Hall Passes: Good or Bad?


Collin Wang

The black and gold lanyard is now standard as part of new hall pass restrictions.

Collin Wang, Staff Writer

“They’re going to take our phones at the beginning of the day.” “Our bathroom time is going to be limited”. These were just some of the rumors circulating around NAI in the week before the disciplinary assembly. The entire student body was curious about what changes were being implemented.

When the assembly finally came, it was revealed that most of the rumors were proven incorrect. However, our school did implement one significant change in policy. In the hallway, there are yellow lanyards everywhere. Lanyards in hands, lanyards in pockets, even lanyards being swung around, all to indicate that the person is supposed to be in the hall. 

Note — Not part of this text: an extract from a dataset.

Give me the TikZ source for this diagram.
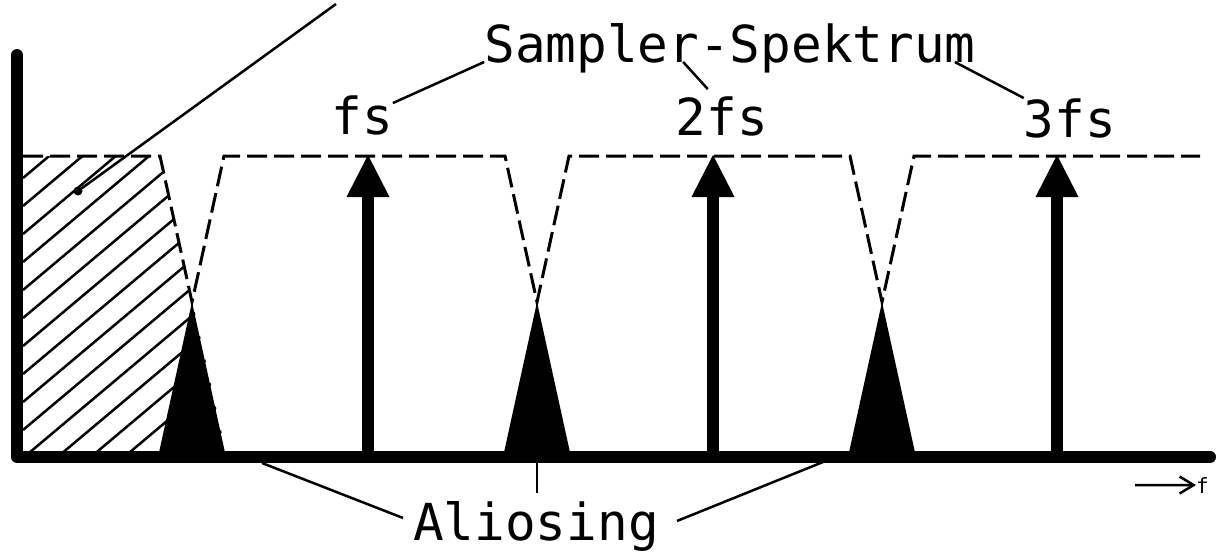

This is the new school policy with hall passes. Instead of the old system of signing out electronically, we have transitioned into a physical approach with more steps. The process now consists of signing out on a paper sheet, filling in the date, your name, and the times you leave and return. 

The policy has been met with overwhelming criticism from students. Sophomore Tia Soussou said, “I think the hall passes are inconvenient and it wastes more time having to sign out all the time.” Sophomore Logan Kushner added, “It causes more problems because some kids like to vandalize the hall passes and the sign out sheets.”

Others have concerns over the cleanliness of the passes. Sophomore Hayden Ball said, “Everyone takes the same two hall passes to the bathroom. We have no idea where they put them, especially in the bathroom.” Sophomore Sydney Bartos said, “I hate how we have to touch the same passes as some people who don’t wash their hands.”

Although students are adamant about the flaws of this system, teachers and administrators tend to believe otherwise. Several teachers have said that the new system allows them to better keep track of where their students are. They have also said that catching students who are cutting class is much easier.

Clearly, both points of view are justified. However, school staff are very confident that their policy will work. For now, it seems, the yellow lanyards are here to stay.